_WRITTEN EXERCISE_:
Extract the lines from the first one in the records below through the line containing "cost_per_yr = [34, 124, 249, 407, 950, 1697, 3744, 6663]", keeping both ends and leaving out any pictures.

*** DATA FOR THIS EXERCISE

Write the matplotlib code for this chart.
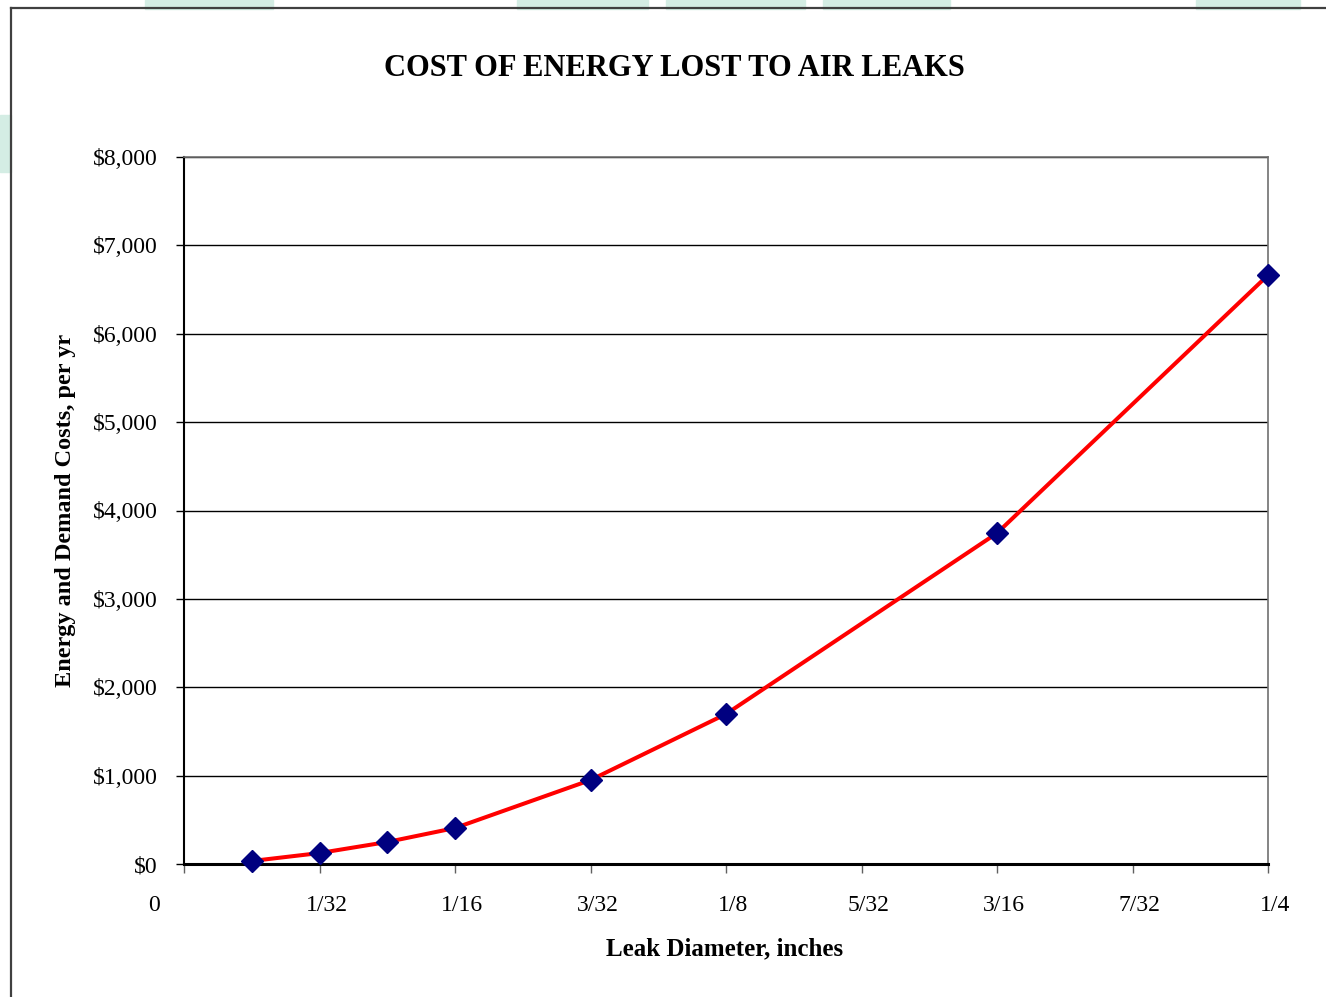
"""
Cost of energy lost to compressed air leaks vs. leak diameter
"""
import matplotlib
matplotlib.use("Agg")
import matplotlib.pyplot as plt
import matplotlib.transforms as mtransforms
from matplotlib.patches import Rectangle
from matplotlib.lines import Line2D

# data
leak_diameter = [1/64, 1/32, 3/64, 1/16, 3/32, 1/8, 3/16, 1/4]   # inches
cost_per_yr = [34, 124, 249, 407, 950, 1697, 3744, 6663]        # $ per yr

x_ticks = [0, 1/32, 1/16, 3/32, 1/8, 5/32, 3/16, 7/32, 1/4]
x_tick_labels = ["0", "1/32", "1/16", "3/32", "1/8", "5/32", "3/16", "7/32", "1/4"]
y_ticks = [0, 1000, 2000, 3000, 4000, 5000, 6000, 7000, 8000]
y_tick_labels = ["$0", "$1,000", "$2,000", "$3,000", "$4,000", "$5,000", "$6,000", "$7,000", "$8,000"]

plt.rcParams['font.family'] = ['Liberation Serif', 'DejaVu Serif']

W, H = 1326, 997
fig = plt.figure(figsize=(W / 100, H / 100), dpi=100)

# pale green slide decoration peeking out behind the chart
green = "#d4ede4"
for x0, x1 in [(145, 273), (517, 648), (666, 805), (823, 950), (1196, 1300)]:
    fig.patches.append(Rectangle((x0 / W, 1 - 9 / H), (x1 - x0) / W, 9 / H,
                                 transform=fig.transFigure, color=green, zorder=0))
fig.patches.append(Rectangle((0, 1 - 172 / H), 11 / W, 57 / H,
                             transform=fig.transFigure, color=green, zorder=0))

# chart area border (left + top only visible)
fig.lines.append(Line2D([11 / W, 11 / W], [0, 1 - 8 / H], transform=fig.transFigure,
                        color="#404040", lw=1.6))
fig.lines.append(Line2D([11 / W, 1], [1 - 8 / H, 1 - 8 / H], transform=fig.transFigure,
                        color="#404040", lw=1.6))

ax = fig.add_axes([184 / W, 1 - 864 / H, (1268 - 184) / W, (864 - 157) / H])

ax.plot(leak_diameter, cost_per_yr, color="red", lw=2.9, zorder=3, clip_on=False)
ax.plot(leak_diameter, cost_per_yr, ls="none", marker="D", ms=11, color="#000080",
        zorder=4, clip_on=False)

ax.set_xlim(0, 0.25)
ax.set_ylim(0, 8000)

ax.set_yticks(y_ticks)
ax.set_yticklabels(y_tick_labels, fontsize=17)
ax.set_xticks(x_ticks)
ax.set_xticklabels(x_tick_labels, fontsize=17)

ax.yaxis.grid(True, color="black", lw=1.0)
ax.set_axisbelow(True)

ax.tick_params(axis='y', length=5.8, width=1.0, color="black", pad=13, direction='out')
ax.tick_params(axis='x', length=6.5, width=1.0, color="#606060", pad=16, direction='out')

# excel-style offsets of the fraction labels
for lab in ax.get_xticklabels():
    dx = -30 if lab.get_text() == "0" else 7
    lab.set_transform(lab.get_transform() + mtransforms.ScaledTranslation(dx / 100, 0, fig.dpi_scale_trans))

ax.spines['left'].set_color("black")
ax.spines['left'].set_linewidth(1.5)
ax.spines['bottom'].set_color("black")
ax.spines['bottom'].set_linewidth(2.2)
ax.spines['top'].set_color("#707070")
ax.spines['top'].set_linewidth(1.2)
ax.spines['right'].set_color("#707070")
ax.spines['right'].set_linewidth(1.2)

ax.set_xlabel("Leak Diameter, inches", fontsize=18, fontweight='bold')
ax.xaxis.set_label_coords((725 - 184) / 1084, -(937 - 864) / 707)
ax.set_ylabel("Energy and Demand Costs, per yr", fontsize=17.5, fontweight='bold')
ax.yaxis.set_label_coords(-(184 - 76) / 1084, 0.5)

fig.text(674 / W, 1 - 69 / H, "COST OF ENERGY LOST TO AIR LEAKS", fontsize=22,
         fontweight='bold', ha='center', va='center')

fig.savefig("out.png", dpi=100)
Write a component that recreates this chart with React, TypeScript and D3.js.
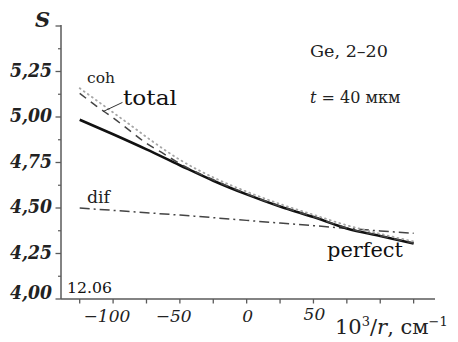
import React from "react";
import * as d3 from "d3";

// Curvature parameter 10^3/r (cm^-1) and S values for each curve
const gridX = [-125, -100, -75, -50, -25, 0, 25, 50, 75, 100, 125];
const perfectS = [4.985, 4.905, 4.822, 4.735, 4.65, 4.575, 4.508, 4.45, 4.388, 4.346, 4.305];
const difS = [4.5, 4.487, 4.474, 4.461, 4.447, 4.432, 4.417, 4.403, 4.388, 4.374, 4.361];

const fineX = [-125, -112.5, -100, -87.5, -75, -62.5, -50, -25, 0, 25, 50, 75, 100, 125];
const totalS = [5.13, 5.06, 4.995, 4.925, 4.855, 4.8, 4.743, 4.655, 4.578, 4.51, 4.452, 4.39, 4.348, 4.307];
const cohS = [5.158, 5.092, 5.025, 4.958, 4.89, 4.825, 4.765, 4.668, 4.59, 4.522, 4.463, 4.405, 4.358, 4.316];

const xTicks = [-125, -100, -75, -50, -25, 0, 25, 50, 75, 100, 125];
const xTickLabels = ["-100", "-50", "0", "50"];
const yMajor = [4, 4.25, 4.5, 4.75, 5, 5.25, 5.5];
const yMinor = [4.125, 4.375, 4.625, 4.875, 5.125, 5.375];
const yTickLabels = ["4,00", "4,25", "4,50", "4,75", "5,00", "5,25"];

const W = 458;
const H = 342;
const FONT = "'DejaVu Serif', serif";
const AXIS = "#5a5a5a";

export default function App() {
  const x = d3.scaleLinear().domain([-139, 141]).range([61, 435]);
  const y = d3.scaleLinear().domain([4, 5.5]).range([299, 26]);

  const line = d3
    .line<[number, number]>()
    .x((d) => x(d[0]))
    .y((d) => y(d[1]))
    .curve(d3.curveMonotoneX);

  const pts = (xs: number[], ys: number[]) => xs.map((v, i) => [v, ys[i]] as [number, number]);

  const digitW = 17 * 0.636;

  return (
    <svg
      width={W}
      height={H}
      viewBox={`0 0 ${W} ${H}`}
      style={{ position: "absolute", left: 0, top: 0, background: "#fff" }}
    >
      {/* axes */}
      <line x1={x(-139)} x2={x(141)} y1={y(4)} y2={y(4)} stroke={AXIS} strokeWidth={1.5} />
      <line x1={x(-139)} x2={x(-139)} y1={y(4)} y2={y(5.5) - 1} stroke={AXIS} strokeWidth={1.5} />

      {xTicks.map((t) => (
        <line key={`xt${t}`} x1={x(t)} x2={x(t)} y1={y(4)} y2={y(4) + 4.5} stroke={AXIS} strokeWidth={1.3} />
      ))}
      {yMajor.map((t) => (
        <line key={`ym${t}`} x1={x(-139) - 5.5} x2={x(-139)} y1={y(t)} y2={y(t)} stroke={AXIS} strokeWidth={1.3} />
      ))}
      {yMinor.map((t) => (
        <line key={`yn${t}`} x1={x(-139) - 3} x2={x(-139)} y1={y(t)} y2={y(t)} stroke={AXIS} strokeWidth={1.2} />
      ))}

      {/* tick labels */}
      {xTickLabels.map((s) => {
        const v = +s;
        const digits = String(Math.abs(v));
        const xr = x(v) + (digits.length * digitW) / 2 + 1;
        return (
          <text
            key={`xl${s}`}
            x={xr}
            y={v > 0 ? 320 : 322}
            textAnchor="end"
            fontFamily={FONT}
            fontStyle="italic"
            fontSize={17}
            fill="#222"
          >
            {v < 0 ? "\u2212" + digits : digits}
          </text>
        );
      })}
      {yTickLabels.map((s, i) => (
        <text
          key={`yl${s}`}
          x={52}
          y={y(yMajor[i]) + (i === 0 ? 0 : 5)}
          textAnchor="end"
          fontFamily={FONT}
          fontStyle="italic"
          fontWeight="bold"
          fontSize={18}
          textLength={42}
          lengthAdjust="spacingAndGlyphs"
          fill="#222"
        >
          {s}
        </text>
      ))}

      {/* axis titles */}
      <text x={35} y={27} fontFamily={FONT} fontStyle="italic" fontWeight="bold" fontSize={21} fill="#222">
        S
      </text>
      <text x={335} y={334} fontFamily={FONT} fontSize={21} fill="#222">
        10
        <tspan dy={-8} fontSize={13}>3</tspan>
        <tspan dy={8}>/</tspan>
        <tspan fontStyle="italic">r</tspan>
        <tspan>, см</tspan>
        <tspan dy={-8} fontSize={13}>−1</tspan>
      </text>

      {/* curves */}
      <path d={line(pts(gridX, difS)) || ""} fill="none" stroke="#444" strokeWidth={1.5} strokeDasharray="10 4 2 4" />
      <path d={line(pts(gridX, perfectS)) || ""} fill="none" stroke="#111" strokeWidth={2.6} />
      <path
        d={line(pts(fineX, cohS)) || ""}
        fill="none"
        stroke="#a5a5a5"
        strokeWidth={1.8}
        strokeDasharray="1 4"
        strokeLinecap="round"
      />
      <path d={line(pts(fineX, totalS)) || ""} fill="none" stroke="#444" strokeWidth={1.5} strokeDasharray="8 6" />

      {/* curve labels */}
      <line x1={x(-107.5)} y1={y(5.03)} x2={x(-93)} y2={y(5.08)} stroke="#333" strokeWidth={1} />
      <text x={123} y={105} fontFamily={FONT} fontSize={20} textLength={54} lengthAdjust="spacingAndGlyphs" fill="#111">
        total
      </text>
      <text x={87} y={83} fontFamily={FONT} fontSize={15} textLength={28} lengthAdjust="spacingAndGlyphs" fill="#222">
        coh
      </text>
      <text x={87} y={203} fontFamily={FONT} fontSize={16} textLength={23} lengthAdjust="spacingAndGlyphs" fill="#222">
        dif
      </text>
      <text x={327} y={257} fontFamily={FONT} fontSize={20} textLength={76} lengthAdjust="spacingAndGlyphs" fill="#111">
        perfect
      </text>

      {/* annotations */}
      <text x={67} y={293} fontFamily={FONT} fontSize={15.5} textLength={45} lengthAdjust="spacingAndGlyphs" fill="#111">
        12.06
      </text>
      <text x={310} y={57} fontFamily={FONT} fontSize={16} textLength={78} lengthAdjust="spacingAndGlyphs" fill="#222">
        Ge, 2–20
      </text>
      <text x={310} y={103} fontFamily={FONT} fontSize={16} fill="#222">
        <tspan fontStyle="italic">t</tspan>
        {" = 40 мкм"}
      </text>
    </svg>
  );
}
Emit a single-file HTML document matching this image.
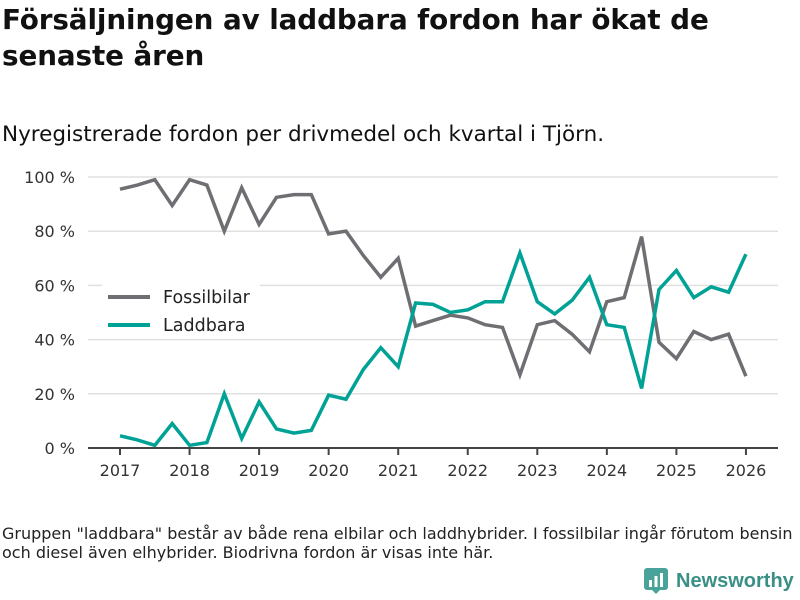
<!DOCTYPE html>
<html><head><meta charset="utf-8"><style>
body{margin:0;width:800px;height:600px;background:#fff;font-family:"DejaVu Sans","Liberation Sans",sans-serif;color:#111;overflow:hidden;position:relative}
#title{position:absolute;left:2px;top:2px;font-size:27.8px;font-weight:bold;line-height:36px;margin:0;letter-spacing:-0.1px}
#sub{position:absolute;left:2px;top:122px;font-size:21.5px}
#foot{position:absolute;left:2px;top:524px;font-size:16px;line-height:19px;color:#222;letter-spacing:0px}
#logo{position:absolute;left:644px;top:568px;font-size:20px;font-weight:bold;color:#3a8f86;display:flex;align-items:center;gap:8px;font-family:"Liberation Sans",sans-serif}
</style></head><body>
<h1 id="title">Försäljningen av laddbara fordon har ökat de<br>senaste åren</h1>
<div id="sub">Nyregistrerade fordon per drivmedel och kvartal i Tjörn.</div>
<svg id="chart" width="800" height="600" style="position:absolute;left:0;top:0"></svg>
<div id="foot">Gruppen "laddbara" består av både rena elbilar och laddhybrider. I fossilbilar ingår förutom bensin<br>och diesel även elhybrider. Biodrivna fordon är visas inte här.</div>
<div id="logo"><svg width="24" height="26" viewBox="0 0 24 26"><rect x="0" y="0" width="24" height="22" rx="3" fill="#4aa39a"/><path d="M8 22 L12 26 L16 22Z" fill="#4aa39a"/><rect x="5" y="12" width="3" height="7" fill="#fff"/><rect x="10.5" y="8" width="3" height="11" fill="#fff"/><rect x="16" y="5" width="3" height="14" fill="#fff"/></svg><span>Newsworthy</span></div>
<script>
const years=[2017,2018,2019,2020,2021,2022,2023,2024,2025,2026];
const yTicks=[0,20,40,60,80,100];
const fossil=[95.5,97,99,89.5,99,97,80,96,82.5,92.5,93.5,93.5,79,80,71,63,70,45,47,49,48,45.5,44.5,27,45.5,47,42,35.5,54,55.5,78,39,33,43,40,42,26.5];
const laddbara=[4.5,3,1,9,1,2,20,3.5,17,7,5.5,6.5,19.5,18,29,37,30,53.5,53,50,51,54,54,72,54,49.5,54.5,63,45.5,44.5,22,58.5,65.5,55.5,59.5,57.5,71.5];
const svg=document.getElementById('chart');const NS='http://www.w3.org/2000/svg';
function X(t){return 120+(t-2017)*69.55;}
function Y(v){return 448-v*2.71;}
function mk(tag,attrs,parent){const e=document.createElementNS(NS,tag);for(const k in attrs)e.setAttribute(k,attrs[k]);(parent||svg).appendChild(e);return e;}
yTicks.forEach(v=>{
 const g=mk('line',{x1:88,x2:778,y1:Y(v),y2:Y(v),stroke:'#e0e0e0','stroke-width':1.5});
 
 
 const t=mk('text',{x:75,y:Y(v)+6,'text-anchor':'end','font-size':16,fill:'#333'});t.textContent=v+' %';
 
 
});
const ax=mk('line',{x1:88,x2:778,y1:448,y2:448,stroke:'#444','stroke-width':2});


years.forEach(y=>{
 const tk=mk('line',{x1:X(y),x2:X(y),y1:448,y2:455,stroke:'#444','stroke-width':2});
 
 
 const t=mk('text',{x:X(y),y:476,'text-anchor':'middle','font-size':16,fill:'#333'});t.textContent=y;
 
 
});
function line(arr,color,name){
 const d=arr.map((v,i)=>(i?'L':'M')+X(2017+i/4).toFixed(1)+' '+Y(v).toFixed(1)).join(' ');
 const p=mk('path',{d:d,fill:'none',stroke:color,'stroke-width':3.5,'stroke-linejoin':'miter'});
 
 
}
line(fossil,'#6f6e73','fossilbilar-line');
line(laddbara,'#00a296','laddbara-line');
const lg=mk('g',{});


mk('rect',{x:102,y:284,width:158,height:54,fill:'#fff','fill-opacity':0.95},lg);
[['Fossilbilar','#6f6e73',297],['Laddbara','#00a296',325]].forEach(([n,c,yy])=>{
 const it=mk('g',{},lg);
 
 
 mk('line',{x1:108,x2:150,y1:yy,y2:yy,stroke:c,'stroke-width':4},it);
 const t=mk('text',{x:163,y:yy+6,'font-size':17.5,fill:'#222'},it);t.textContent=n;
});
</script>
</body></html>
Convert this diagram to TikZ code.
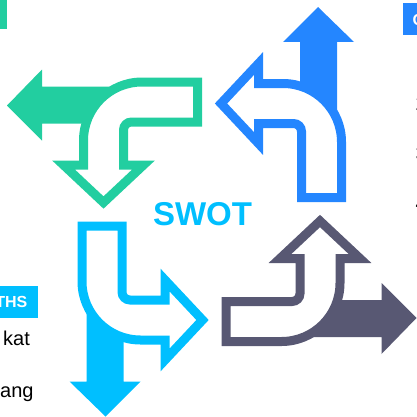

******

_WRITTEN RESPONSE_:
Write the matplotlib code for this chart.
"""
Cost of energy lost to compressed air leaks vs. leak diameter
"""
import matplotlib
matplotlib.use("Agg")
import matplotlib.pyplot as plt
import matplotlib.transforms as mtransforms
from matplotlib.patches import Rectangle
from matplotlib.lines import Line2D

# data
leak_diameter = [1/64, 1/32, 3/64, 1/16, 3/32, 1/8, 3/16, 1/4]   # inches
cost_per_yr = [34, 124, 249, 407, 950, 1697, 3744, 6663]        # $ per yr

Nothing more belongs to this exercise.